>> start Records for the exercise

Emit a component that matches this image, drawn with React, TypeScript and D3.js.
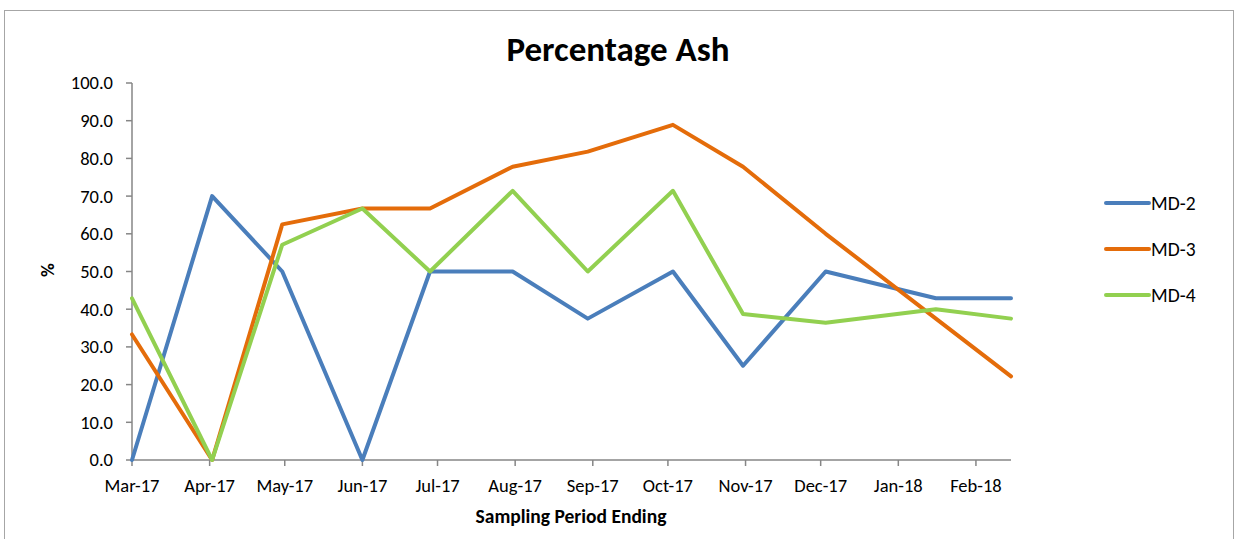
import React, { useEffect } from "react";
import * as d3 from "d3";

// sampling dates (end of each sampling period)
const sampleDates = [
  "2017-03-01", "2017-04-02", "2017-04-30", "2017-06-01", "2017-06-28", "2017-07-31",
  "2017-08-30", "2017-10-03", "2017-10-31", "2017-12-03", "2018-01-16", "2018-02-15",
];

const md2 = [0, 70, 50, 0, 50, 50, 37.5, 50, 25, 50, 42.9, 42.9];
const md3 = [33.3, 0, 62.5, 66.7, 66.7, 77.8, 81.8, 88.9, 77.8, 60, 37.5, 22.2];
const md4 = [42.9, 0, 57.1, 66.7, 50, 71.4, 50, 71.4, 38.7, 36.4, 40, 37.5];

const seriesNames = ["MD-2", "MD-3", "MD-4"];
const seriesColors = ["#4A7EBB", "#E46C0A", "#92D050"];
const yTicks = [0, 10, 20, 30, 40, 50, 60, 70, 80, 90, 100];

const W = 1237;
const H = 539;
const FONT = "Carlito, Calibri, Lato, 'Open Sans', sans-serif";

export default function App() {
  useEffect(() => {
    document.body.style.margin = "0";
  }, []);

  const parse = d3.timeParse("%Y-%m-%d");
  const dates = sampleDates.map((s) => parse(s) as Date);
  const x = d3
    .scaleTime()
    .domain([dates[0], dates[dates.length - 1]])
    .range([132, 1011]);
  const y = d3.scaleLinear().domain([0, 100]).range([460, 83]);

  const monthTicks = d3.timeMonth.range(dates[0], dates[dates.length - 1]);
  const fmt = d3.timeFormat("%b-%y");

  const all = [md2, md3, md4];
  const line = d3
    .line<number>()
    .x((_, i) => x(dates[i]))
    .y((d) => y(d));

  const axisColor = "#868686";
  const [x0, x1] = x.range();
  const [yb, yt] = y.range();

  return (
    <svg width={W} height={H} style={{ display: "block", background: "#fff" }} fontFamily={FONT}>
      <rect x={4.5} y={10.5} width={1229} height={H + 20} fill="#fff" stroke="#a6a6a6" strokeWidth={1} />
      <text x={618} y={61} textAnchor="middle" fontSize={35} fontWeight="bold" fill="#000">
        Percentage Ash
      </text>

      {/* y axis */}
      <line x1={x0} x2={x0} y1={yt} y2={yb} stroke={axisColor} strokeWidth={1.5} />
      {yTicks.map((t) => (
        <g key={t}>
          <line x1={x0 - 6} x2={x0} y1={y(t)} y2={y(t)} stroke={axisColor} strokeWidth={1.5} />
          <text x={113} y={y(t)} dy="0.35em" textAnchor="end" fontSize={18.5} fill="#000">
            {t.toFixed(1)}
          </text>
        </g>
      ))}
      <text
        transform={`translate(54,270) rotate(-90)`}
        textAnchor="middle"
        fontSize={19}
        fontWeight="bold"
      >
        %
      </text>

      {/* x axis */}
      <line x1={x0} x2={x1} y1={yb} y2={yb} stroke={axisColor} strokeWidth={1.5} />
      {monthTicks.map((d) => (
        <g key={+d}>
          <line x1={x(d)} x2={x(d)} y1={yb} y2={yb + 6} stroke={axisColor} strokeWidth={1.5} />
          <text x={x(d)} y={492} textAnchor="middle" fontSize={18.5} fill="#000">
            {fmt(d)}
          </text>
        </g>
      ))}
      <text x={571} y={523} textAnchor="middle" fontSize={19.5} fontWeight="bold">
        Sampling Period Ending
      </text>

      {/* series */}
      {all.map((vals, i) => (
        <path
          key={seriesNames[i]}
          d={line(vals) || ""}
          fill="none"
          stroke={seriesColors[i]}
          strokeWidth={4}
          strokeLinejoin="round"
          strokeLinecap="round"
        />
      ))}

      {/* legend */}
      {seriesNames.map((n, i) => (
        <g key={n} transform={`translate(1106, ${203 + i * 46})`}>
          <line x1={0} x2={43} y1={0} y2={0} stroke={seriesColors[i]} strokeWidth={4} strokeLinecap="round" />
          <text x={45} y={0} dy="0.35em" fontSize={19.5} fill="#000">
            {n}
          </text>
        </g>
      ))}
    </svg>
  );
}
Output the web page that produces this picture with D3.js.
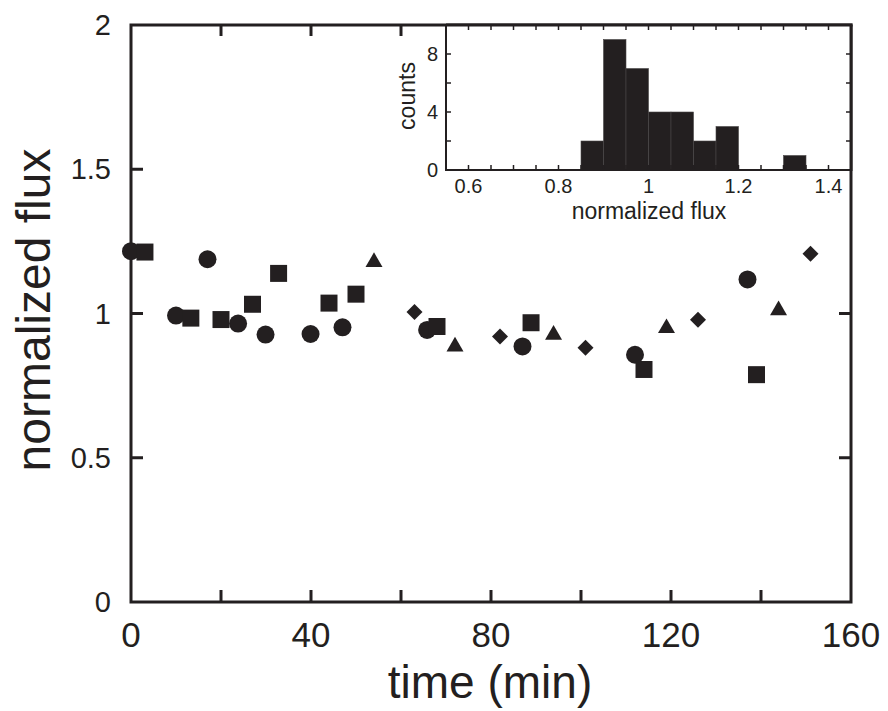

>> end Records for the exercise

Transcribe every record above exactly, leaving out the pictures.

Emit a component that matches this image, drawn with React, TypeScript and D3.js.
import React, { useEffect } from "react";
import * as d3 from "d3";

// sampling dates (end of each sampling period)
const sampleDates = [
  "2017-03-01", "2017-04-02", "2017-04-30", "2017-06-01", "2017-06-28", "2017-07-31",
  "2017-08-30", "2017-10-03", "2017-10-31", "2017-12-03", "2018-01-16", "2018-02-15",
];

const md2 = [0, 70, 50, 0, 50, 50, 37.5, 50, 25, 50, 42.9, 42.9];
const md3 = [33.3, 0, 62.5, 66.7, 66.7, 77.8, 81.8, 88.9, 77.8, 60, 37.5, 22.2];
const md4 = [42.9, 0, 57.1, 66.7, 50, 71.4, 50, 71.4, 38.7, 36.4, 40, 37.5];

const seriesNames = ["MD-2", "MD-3", "MD-4"];
const seriesColors = ["#4A7EBB", "#E46C0A", "#92D050"];
const yTicks = [0, 10, 20, 30, 40, 50, 60, 70, 80, 90, 100];

const W = 1237;
const H = 539;
const FONT = "Carlito, Calibri, Lato, 'Open Sans', sans-serif";

export default function App() {
  useEffect(() => {
    document.body.style.margin = "0";
  }, []);

  const parse = d3.timeParse("%Y-%m-%d");
  const dates = sampleDates.map((s) => parse(s) as Date);
  const x = d3
    .scaleTime()
    .domain([dates[0], dates[dates.length - 1]])
    .range([132, 1011]);
  const y = d3.scaleLinear().domain([0, 100]).range([460, 83]);

  const monthTicks = d3.timeMonth.range(dates[0], dates[dates.length - 1]);
  const fmt = d3.timeFormat("%b-%y");

  const all = [md2, md3, md4];
  const line = d3
    .line<number>()
    .x((_, i) => x(dates[i]))
    .y((d) => y(d));

  const axisColor = "#868686";
  const [x0, x1] = x.range();
  const [yb, yt] = y.range();

  return (
    <svg width={W} height={H} style={{ display: "block", background: "#fff" }} fontFamily={FONT}>
      <rect x={4.5} y={10.5} width={1229} height={H + 20} fill="#fff" stroke="#a6a6a6" strokeWidth={1} />
      <text x={618} y={61} textAnchor="middle" fontSize={35} fontWeight="bold" fill="#000">
        Percentage Ash
      </text>

      {/* y axis */}
      <line x1={x0} x2={x0} y1={yt} y2={yb} stroke={axisColor} strokeWidth={1.5} />
      {yTicks.map((t) => (
        <g key={t}>
          <line x1={x0 - 6} x2={x0} y1={y(t)} y2={y(t)} stroke={axisColor} strokeWidth={1.5} />
          <text x={113} y={y(t)} dy="0.35em" textAnchor="end" fontSize={18.5} fill="#000">
            {t.toFixed(1)}
          </text>
        </g>
      ))}
      <text
        transform={`translate(54,270) rotate(-90)`}
        textAnchor="middle"
        fontSize={19}
        fontWeight="bold"
      >
        %
      </text>

      {/* x axis */}
      <line x1={x0} x2={x1} y1={yb} y2={yb} stroke={axisColor} strokeWidth={1.5} />
      {monthTicks.map((d) => (
        <g key={+d}>
          <line x1={x(d)} x2={x(d)} y1={yb} y2={yb + 6} stroke={axisColor} strokeWidth={1.5} />
          <text x={x(d)} y={492} textAnchor="middle" fontSize={18.5} fill="#000">
            {fmt(d)}
          </text>
        </g>
      ))}
      <text x={571} y={523} textAnchor="middle" fontSize={19.5} fontWeight="bold">
        Sampling Period Ending
      </text>

      {/* series */}
      {all.map((vals, i) => (
        <path
          key={seriesNames[i]}
          d={line(vals) || ""}
          fill="none"
          stroke={seriesColors[i]}
          strokeWidth={4}
          strokeLinejoin="round"
          strokeLinecap="round"
        />
      ))}

      {/* legend */}
      {seriesNames.map((n, i) => (
        <g key={n} transform={`translate(1106, ${203 + i * 46})`}>
          <line x1={0} x2={43} y1={0} y2={0} stroke={seriesColors[i]} strokeWidth={4} strokeLinecap="round" />
          <text x={45} y={0} dy="0.35em" fontSize={19.5} fill="#000">
            {n}
          </text>
        </g>
      ))}
    </svg>
  );
}
Output the web page that produces this picture with D3.js.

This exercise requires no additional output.